Task
All of the lines below are to be printed again exactly; images are excluded from the output.

--- start ---

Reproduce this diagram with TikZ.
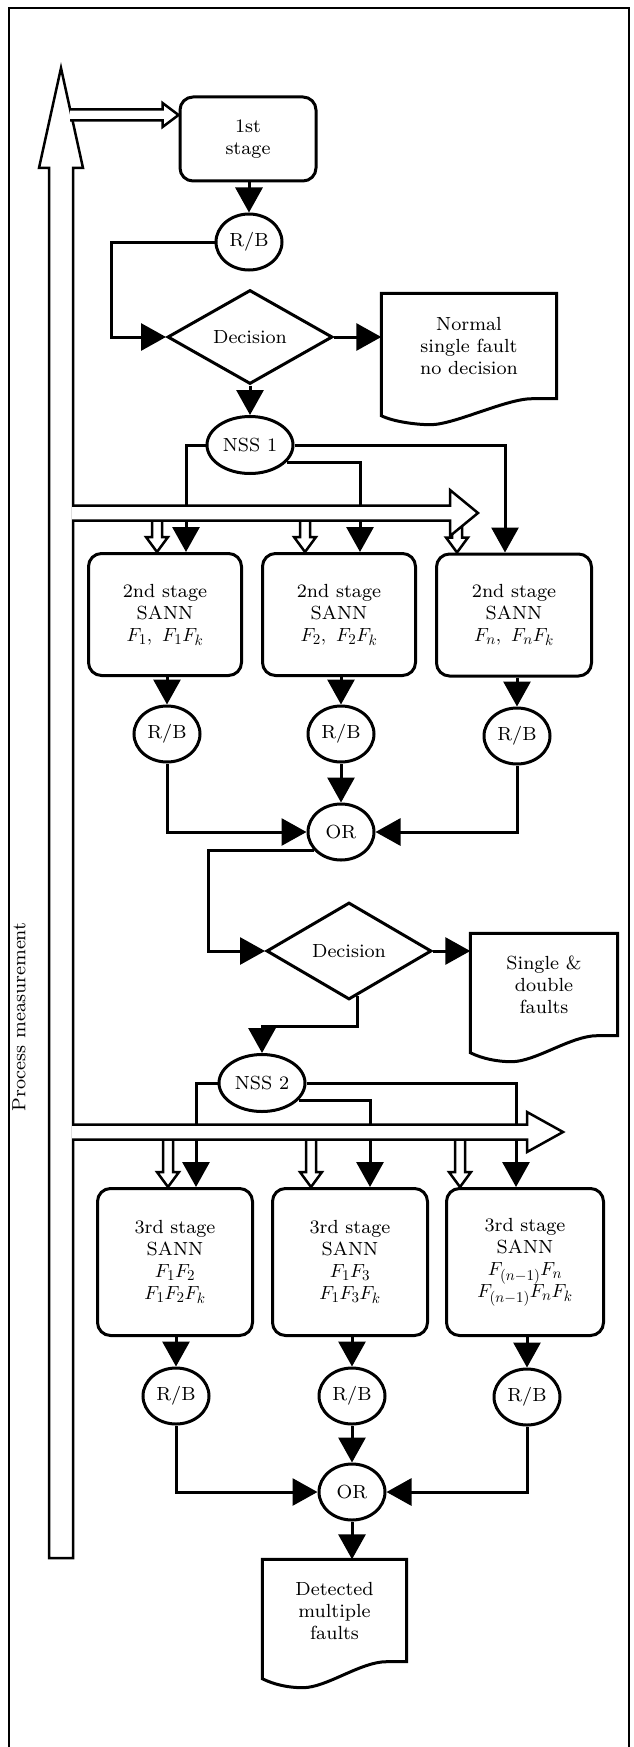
\documentclass[tikz,border=0pt]{standalone}
\usepackage{fontspec}
\setmainfont{lmroman8-regular.otf}
% scalable math fonts
\DeclareFontShape{OML}{cmm}{m}{it}{<->cmmi10}{}
\DeclareFontShape{OMS}{cmsy}{m}{n}{<->cmsy10}{}
\DeclareFontShape{OT1}{cmr}{m}{n}{<->cmr10}{}
\DeclareMathSizes{19}{19}{15}{11}
\usepackage{tikz}
\usetikzlibrary{shapes.geometric,arrows.meta,calc}

% hollow block arrows: from #1 to tip #2
\newcommand{\hollowright}[5]{%
  \draw[hollow] let \p1=(#1), \p2=(#2) in
    (\x1,\y2+#3) -- (\x2-#5,\y2+#3) -- (\x2-#5,\y2+#4) -- (\x2,\y2)
    -- (\x2-#5,\y2-#4) -- (\x2-#5,\y2-#3) -- (\x1,\y2-#3);}
\newcommand{\hollowdown}[2]{%
  \draw[hollow] let \p1=(#1), \p2=(#2) in
    (\x2-5pt,\y1) -- (\x2-5pt,\y2+15pt) -- (\x2-11pt,\y2+15pt) -- (\x2,\y2)
    -- (\x2+11pt,\y2+15pt) -- (\x2+5pt,\y2+15pt) -- (\x2+5pt,\y1);}
% document outline round a node
\newcommand{\docshape}[1]{%
  \draw[boxline] (#1.south east) -- (#1.north east) -- (#1.north west)
    -- ([yshift=-17pt]#1.south west)
    .. controls +(12pt,-6pt) and +(-14pt,0pt) .. ($(#1.south west)!0.28!(#1.south east)+(0pt,-26pt)$)
    .. controls +(24pt,0pt) and +(-26pt,0pt) .. ($(#1.south west)!0.86!(#1.south east)$)
    -- cycle;}

\begin{document}
\begin{tikzpicture}[x=1pt, y=-1pt, font=\fontsize{19}{22}\selectfont,
  boxline/.style={line width=3pt},
  stagebox/.style={draw, line width=3pt, rounded corners=13pt, align=center, inner sep=0pt},
  rb/.style={draw, ellipse, line width=3pt, minimum width=66pt, minimum height=56pt, inner sep=0pt},
  nss/.style={draw, ellipse, line width=3pt, minimum width=86pt, minimum height=57pt, inner sep=0pt},
  decision/.style={draw, diamond, line width=3pt, minimum width=165pt, minimum height=94pt, inner sep=0pt},
  doc/.style={align=center, inner sep=0pt},
  conn/.style={line width=3pt, -{Triangle[length=25pt,width=27pt]}},
  hollow/.style={line width=2.5pt, fill=white, line join=miter}]
\useasboundingbox (0,0) rectangle (634,1747);

% Frame
\draw[line width=1.2pt] (9,1747) -- (9,8) -- (629,8) -- (629,1747);

% Process measurement
\draw[hollow] (49,1558) -- (49,168) -- (39,168) -- (61,68) -- (83,168) -- (73,168) -- (73,1558) -- cycle;
\node[rotate=90] (meas) at (19,1017) {Process measurement};

% First stage
\node[stagebox, minimum width=136pt, minimum height=84pt] (stage1) at (248,139) {1st\\stage};
\node[rb] (rb0) at (249,242) {R/B};
\node[decision] (dec1) at (250,337) {Decision};
\node[doc, minimum width=175pt, minimum height=105pt] (out1) at (469,346) {Normal\\single fault\\no decision};
\docshape{out1}
\node[nss] (nss1) at (250,445) {NSS 1};

\coordinate (m1) at (70,115);
\hollowright{m1}{[yshift=24pt]stage1.west}{5.5pt}{12pt}{16pt}

\draw[conn] (stage1.south -| rb0) -- (rb0);
\draw[conn] (rb0.west) -| ([xshift=-55pt]dec1.west) -- (dec1.west);
\draw[conn] (dec1.east) -- (dec1.east -| out1.west);
\draw[conn] (dec1) -- (nss1);

% Second stage
\node[stagebox, minimum width=153pt, minimum height=122pt] (b21) at (165,614.5) {2nd stage\\SANN\\$F_1,\ F_1F_k$};
\node[stagebox, minimum width=153pt, minimum height=122pt] (b22) at (339,614.5) {2nd stage\\SANN\\$F_2,\ F_2F_k$};
\node[stagebox, minimum width=155pt, minimum height=122pt] (b23) at (514,615) {2nd stage\\SANN\\$F_n,\ F_nF_k$};

\draw[conn] (nss1.west) -| ([xshift=21pt]b21.north);
\draw[conn] (nss1.-25) -| ([xshift=21pt]b22.north);
\draw[conn] (nss1.east) -| ([xshift=-9pt]b23.north);

\coordinate (bus1) at (72,513);
\coordinate (bus1end) at (478,513);
\hollowdown{bus1}{[xshift=-8pt]b21.north}
\hollowdown{bus1}{[xshift=-34pt]b22.north}
\hollowdown{bus1}{[xshift=-57pt]b23.north}
\hollowright{bus1}{bus1end}{7.5pt}{23pt}{28pt}

\node[rb] (rb21) at (167,734) {R/B};
\node[rb] (rb22) at (341,734) {R/B};
\node[rb] (rb23) at (517,736) {R/B};
\node[rb] (or1) at (341,832) {OR};

\draw[conn] (b21.south -| rb21) -- (rb21);
\draw[conn] (b22.south -| rb22) -- (rb22);
\draw[conn] (b23.south -| rb23) -- (rb23);
\draw[conn] (rb21.south) |- (or1.west);
\draw[conn] (rb22) -- (or1);
\draw[conn] (rb23.south) |- (or1.east);

% Second decision
\node[decision, minimum height=97pt] (dec2) at (349,951) {Decision};
\node[doc, minimum width=147pt, minimum height=102pt] (out2) at (544,984.5) {Single \&\\double\\faults};
\docshape{out2}
\node[nss] (nss2) at (262,1083) {NSS 2};

\draw[conn] (or1.215) -| ([xshift=-57pt]dec2.west) -- (dec2.west);
\draw[conn] (dec2.east) -- (dec2.east -| out2.west);
\draw[conn] ($(dec2.south)!0.1!(dec2.east)$) -- ++(0,30) -| (nss2.north);

% Third stage
\node[stagebox, minimum width=155pt, minimum height=147pt] (b31) at (175,1262) {3rd stage\\SANN\\$F_1F_2$\\$F_1F_2F_k$};
\node[stagebox, minimum width=155pt, minimum height=147pt] (b32) at (350,1262) {3rd stage\\SANN\\$F_1F_3$\\$F_1F_3F_k$};
\node[stagebox, minimum width=157pt, minimum height=147pt] (b33) at (525,1262) {3rd stage\\SANN\\$F_{(n-1)}F_n$\\$F_{(n-1)}F_nF_k$};

\draw[conn] (nss2.west) -| ([xshift=21pt]b31.north);
\draw[conn] (nss2.-25) -| ([xshift=20pt]b32.north);
\draw[conn] (nss2.east) -| ([xshift=-9pt]b33.north);

\coordinate (bus2) at (72,1132);
\coordinate (bus2end) at (563,1132);
\hollowdown{bus2}{[xshift=-7pt]b31.north}
\hollowdown{bus2}{[xshift=-39pt]b32.north}
\hollowdown{bus2}{[xshift=-65pt]b33.north}
\hollowright{bus2}{bus2end}{7.5pt}{20pt}{36pt}

\node[rb] (rb31) at (176,1396) {R/B};
\node[rb] (rb32) at (352,1396) {R/B};
\node[rb] (rb33) at (527,1397) {R/B};
\node[rb] (or2) at (352,1492) {OR};

\draw[conn] (b31.south -| rb31) -- (rb31);
\draw[conn] (b32.south -| rb32) -- (rb32);
\draw[conn] (b33.south -| rb33) -- (rb33);
\draw[conn] (rb31.south) |- (or2.west);
\draw[conn] (rb32) -- (or2);
\draw[conn] (rb33.south) |- (or2.east);

% Result
\node[doc, minimum width=144pt, minimum height=102pt] (out3) at (334.5,1610.5) {Detected\\multiple\\faults};
\docshape{out3}
\draw[conn] (or2.south) -- (or2.south |- out3.north);
\end{tikzpicture}
\end{document}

--- end ---

Full solution
Reproduce this diagram with TikZ.
\documentclass[tikz,border=0pt]{standalone}
\usepackage{fontspec}
\setmainfont{lmroman8-regular.otf}
% scalable math fonts
\DeclareFontShape{OML}{cmm}{m}{it}{<->cmmi10}{}
\DeclareFontShape{OMS}{cmsy}{m}{n}{<->cmsy10}{}
\DeclareFontShape{OT1}{cmr}{m}{n}{<->cmr10}{}
\DeclareMathSizes{19}{19}{15}{11}
\usepackage{tikz}
\usetikzlibrary{shapes.geometric,arrows.meta,calc}

% hollow block arrows: from #1 to tip #2
\newcommand{\hollowright}[5]{%
  \draw[hollow] let \p1=(#1), \p2=(#2) in
    (\x1,\y2+#3) -- (\x2-#5,\y2+#3) -- (\x2-#5,\y2+#4) -- (\x2,\y2)
    -- (\x2-#5,\y2-#4) -- (\x2-#5,\y2-#3) -- (\x1,\y2-#3);}
\newcommand{\hollowdown}[2]{%
  \draw[hollow] let \p1=(#1), \p2=(#2) in
    (\x2-5pt,\y1) -- (\x2-5pt,\y2+15pt) -- (\x2-11pt,\y2+15pt) -- (\x2,\y2)
    -- (\x2+11pt,\y2+15pt) -- (\x2+5pt,\y2+15pt) -- (\x2+5pt,\y1);}
% document outline round a node
\newcommand{\docshape}[1]{%
  \draw[boxline] (#1.south east) -- (#1.north east) -- (#1.north west)
    -- ([yshift=-17pt]#1.south west)
    .. controls +(12pt,-6pt) and +(-14pt,0pt) .. ($(#1.south west)!0.28!(#1.south east)+(0pt,-26pt)$)
    .. controls +(24pt,0pt) and +(-26pt,0pt) .. ($(#1.south west)!0.86!(#1.south east)$)
    -- cycle;}

\begin{document}
\begin{tikzpicture}[x=1pt, y=-1pt, font=\fontsize{19}{22}\selectfont,
  boxline/.style={line width=3pt},
  stagebox/.style={draw, line width=3pt, rounded corners=13pt, align=center, inner sep=0pt},
  rb/.style={draw, ellipse, line width=3pt, minimum width=66pt, minimum height=56pt, inner sep=0pt},
  nss/.style={draw, ellipse, line width=3pt, minimum width=86pt, minimum height=57pt, inner sep=0pt},
  decision/.style={draw, diamond, line width=3pt, minimum width=165pt, minimum height=94pt, inner sep=0pt},
  doc/.style={align=center, inner sep=0pt},
  conn/.style={line width=3pt, -{Triangle[length=25pt,width=27pt]}},
  hollow/.style={line width=2.5pt, fill=white, line join=miter}]
\useasboundingbox (0,0) rectangle (634,1747);

% Frame
\draw[line width=1.2pt] (9,1747) -- (9,8) -- (629,8) -- (629,1747);

% Process measurement
\draw[hollow] (49,1558) -- (49,168) -- (39,168) -- (61,68) -- (83,168) -- (73,168) -- (73,1558) -- cycle;
\node[rotate=90] (meas) at (19,1017) {Process measurement};

% First stage
\node[stagebox, minimum width=136pt, minimum height=84pt] (stage1) at (248,139) {1st\\stage};
\node[rb] (rb0) at (249,242) {R/B};
\node[decision] (dec1) at (250,337) {Decision};
\node[doc, minimum width=175pt, minimum height=105pt] (out1) at (469,346) {Normal\\single fault\\no decision};
\docshape{out1}
\node[nss] (nss1) at (250,445) {NSS 1};

\coordinate (m1) at (70,115);
\hollowright{m1}{[yshift=24pt]stage1.west}{5.5pt}{12pt}{16pt}

\draw[conn] (stage1.south -| rb0) -- (rb0);
\draw[conn] (rb0.west) -| ([xshift=-55pt]dec1.west) -- (dec1.west);
\draw[conn] (dec1.east) -- (dec1.east -| out1.west);
\draw[conn] (dec1) -- (nss1);

% Second stage
\node[stagebox, minimum width=153pt, minimum height=122pt] (b21) at (165,614.5) {2nd stage\\SANN\\$F_1,\ F_1F_k$};
\node[stagebox, minimum width=153pt, minimum height=122pt] (b22) at (339,614.5) {2nd stage\\SANN\\$F_2,\ F_2F_k$};
\node[stagebox, minimum width=155pt, minimum height=122pt] (b23) at (514,615) {2nd stage\\SANN\\$F_n,\ F_nF_k$};

\draw[conn] (nss1.west) -| ([xshift=21pt]b21.north);
\draw[conn] (nss1.-25) -| ([xshift=21pt]b22.north);
\draw[conn] (nss1.east) -| ([xshift=-9pt]b23.north);

\coordinate (bus1) at (72,513);
\coordinate (bus1end) at (478,513);
\hollowdown{bus1}{[xshift=-8pt]b21.north}
\hollowdown{bus1}{[xshift=-34pt]b22.north}
\hollowdown{bus1}{[xshift=-57pt]b23.north}
\hollowright{bus1}{bus1end}{7.5pt}{23pt}{28pt}

\node[rb] (rb21) at (167,734) {R/B};
\node[rb] (rb22) at (341,734) {R/B};
\node[rb] (rb23) at (517,736) {R/B};
\node[rb] (or1) at (341,832) {OR};

\draw[conn] (b21.south -| rb21) -- (rb21);
\draw[conn] (b22.south -| rb22) -- (rb22);
\draw[conn] (b23.south -| rb23) -- (rb23);
\draw[conn] (rb21.south) |- (or1.west);
\draw[conn] (rb22) -- (or1);
\draw[conn] (rb23.south) |- (or1.east);

% Second decision
\node[decision, minimum height=97pt] (dec2) at (349,951) {Decision};
\node[doc, minimum width=147pt, minimum height=102pt] (out2) at (544,984.5) {Single \&\\double\\faults};
\docshape{out2}
\node[nss] (nss2) at (262,1083) {NSS 2};

\draw[conn] (or1.215) -| ([xshift=-57pt]dec2.west) -- (dec2.west);
\draw[conn] (dec2.east) -- (dec2.east -| out2.west);
\draw[conn] ($(dec2.south)!0.1!(dec2.east)$) -- ++(0,30) -| (nss2.north);

% Third stage
\node[stagebox, minimum width=155pt, minimum height=147pt] (b31) at (175,1262) {3rd stage\\SANN\\$F_1F_2$\\$F_1F_2F_k$};
\node[stagebox, minimum width=155pt, minimum height=147pt] (b32) at (350,1262) {3rd stage\\SANN\\$F_1F_3$\\$F_1F_3F_k$};
\node[stagebox, minimum width=157pt, minimum height=147pt] (b33) at (525,1262) {3rd stage\\SANN\\$F_{(n-1)}F_n$\\$F_{(n-1)}F_nF_k$};

\draw[conn] (nss2.west) -| ([xshift=21pt]b31.north);
\draw[conn] (nss2.-25) -| ([xshift=20pt]b32.north);
\draw[conn] (nss2.east) -| ([xshift=-9pt]b33.north);

\coordinate (bus2) at (72,1132);
\coordinate (bus2end) at (563,1132);
\hollowdown{bus2}{[xshift=-7pt]b31.north}
\hollowdown{bus2}{[xshift=-39pt]b32.north}
\hollowdown{bus2}{[xshift=-65pt]b33.north}
\hollowright{bus2}{bus2end}{7.5pt}{20pt}{36pt}

\node[rb] (rb31) at (176,1396) {R/B};
\node[rb] (rb32) at (352,1396) {R/B};
\node[rb] (rb33) at (527,1397) {R/B};
\node[rb] (or2) at (352,1492) {OR};

\draw[conn] (b31.south -| rb31) -- (rb31);
\draw[conn] (b32.south -| rb32) -- (rb32);
\draw[conn] (b33.south -| rb33) -- (rb33);
\draw[conn] (rb31.south) |- (or2.west);
\draw[conn] (rb32) -- (or2);
\draw[conn] (rb33.south) |- (or2.east);

% Result
\node[doc, minimum width=144pt, minimum height=102pt] (out3) at (334.5,1610.5) {Detected\\multiple\\faults};
\docshape{out3}
\draw[conn] (or2.south) -- (or2.south |- out3.north);
\end{tikzpicture}
\end{document}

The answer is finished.